The Claroty Blog

OT/ICS News Roundup: Week Ending 7.27.18

| Patrick McBride, Dave Weinstein

Here are a few stories that turned our heads in Operational Technology (OT)/ Industrial Control Systems (ICS) security over the past week: Moving Towards Secure Remote Access in Manufacturing

Whether you’re working from home, picking up e-mails on the go or away on business, it’s usually possible to remotely access you company’s network. Though easy to implement in many enterprises, complexity and security present hefty barriers to many industrial businesses. This article discusses secure remote access and the challenges it presents.

Our Take: We agree. In addition to simplifying (beyond VPN and RDC) how employees and third parties access the network remotely, a comprehensive secure remote access capability can significantly reduce a commonly-exploited path attackers use to gain a foothold on industrial networks (e.g., See Ukraine electric grid hack in 2015 as a good example). Even if we didn’t have a “dog in the fight” we would agree that mitigating this risk to industrial networks is really important. Oh, and as a side benefit to the plant/shop floor/operations personnel, if the solution also records the sessions they can audit whether the vendor is doing what they said they would do in their change request. The Future of the ICS Cyber Security Detection Market

Our asset owner clients are getting bombarded by sales efforts from these companies and asking me what they should do. If their ICS security program is at the right stage of maturity, and they are willing to commit the manpower these solutions require, we are encouraging them to try one of the market leaders out.

Here are four predictions for the ICS detection market. The first three are straightforward, and the fourth is new, less obvious and the most interesting.

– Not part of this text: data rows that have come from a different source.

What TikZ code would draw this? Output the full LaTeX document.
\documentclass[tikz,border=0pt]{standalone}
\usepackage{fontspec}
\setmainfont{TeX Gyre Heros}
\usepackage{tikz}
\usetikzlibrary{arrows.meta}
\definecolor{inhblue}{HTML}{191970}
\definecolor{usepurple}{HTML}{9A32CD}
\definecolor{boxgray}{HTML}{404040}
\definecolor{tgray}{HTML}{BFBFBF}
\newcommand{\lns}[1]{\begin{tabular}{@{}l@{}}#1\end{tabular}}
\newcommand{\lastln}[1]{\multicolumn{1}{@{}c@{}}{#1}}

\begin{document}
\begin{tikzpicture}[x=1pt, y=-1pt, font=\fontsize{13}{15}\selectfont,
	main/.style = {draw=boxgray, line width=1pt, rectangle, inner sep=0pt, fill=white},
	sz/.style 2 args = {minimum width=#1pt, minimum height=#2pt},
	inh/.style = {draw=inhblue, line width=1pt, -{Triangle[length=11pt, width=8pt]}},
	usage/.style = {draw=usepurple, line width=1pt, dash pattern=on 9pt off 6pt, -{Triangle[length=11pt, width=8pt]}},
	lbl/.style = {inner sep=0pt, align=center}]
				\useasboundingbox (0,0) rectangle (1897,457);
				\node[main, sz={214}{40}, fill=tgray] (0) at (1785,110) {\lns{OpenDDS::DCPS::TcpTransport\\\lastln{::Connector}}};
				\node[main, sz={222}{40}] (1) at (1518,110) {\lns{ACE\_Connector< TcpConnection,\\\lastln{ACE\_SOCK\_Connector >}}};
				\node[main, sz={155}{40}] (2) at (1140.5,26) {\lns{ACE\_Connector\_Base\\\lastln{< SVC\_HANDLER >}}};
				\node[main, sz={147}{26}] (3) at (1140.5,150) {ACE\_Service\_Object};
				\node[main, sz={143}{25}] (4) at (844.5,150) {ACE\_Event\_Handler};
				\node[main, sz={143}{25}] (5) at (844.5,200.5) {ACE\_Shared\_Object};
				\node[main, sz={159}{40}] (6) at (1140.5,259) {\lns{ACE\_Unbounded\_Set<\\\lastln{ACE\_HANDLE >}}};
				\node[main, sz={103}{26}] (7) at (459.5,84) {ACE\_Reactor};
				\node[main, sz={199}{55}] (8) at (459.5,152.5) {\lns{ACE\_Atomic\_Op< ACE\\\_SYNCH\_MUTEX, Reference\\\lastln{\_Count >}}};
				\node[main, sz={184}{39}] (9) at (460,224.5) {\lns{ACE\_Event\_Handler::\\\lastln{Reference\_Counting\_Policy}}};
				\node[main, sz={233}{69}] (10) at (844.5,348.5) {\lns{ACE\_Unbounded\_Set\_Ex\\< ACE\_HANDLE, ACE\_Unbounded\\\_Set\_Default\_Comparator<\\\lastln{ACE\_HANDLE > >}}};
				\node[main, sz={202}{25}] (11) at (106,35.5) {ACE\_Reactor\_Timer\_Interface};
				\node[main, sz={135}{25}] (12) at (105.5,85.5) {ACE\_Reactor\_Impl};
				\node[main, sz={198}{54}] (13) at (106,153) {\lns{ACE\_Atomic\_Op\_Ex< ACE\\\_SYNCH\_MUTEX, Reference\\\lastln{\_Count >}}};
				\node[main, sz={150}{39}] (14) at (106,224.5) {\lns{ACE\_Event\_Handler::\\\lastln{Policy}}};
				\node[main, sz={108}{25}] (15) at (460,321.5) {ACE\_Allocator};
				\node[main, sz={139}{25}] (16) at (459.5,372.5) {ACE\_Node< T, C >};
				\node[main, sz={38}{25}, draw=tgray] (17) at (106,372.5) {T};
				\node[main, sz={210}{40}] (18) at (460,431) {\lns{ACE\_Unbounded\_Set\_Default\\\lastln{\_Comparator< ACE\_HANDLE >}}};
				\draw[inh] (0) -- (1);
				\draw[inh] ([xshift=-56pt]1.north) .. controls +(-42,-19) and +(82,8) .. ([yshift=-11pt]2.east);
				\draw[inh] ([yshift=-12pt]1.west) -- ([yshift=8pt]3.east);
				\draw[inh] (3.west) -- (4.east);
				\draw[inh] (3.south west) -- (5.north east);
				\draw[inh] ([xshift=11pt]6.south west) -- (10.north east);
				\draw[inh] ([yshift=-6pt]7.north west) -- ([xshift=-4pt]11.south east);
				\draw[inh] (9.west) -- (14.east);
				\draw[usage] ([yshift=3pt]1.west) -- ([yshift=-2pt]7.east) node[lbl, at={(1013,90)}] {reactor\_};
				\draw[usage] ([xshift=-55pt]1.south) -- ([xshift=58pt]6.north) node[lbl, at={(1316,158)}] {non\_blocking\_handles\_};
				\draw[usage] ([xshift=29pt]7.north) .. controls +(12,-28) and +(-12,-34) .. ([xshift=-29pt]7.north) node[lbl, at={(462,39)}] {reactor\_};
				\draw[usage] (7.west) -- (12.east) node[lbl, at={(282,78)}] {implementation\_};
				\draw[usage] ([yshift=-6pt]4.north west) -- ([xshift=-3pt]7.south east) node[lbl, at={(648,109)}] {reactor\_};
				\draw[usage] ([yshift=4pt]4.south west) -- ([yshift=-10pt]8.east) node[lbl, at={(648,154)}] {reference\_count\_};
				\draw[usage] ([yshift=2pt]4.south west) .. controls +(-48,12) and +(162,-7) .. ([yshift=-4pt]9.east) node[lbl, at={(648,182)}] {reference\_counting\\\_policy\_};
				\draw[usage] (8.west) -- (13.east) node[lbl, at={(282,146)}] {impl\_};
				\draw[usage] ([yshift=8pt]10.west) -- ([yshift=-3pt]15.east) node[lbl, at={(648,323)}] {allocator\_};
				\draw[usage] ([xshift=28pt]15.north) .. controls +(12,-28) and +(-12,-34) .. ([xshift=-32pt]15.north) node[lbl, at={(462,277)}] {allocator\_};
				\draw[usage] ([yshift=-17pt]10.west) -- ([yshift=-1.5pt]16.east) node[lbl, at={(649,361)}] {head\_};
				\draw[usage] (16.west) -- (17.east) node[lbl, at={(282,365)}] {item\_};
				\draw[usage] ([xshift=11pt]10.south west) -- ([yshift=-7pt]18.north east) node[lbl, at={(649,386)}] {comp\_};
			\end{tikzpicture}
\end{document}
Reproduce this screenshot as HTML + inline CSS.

Our Take: We generally agree with Dale’s assessment of the ICS Cyber Security Detection Market, even if we disagree with a few points. Any disagreements from our end are mostly nuances we will cover in a blog. One great point Dale makes is that that “most [ICS Cyber Security Detection vendors] will fail”. This is why having the appropriate level of capital and a great team is so vitally important this market. Claroty fortunately has both. And while Dale may still be skeptical about ICS vendors being in the cybersecurity business, at this juncture it is important that ICS cyber vendors have the support and validation from these vendors so that asset owners can be comfortable in using these solutions. We’re fortunate to have this support also.

SecurityWeek: Shipping Giant COSCO Hit by Ransomware

COSCO, one of the world’s largest shipping companies, described the incident as a “local network breakdown” in the Americas region. The firm says it has suspended connections with other regions while it conducts an investigation. While COSCO’s statement does not mention a cyberattack, the company told some news outlets that the disruptions are the result of a ransomware attack. If COSCO was truly hit by ransomware – it’s not uncommon for companies to misclassify cyber threats in the initial phases of an investigation – it would not be the first time a major shipping company has fallen victim to this type of attack.

Our Take: A good reminder that you don’t need to be THE target to be impacted by attacks. This was a particularly tough lesson for asset owners with NotPetya attacks that hit some operational environments very hard.

The Wall Street Journal: Russian Hackers Reach U.S. Utility Control Rooms, Homeland Security Officials Say

Hackers working for Russia claimed “hundreds of victims” last year in a giant and long-running campaign that put them inside the control rooms of U.S. electric utilities where they could have caused blackouts, federal officials said. They said the campaign likely is continuing.

The Russian hackers, who worked for a shadowy state-sponsored group previously identified as Dragonfly or Energetic Bear, broke into supposedly secure, “air-gapped” or isolated networks owned by utilities with relative ease by first penetrating the networks of key vendors who had trusted relationships with the power companies, said officials at the Department of Homeland Security.

Our Take: This article and many others were driven by DHS webinars on the topic -- not any new news. We published a detailed blog on the topic - Walking Back the Blackout Hysteria.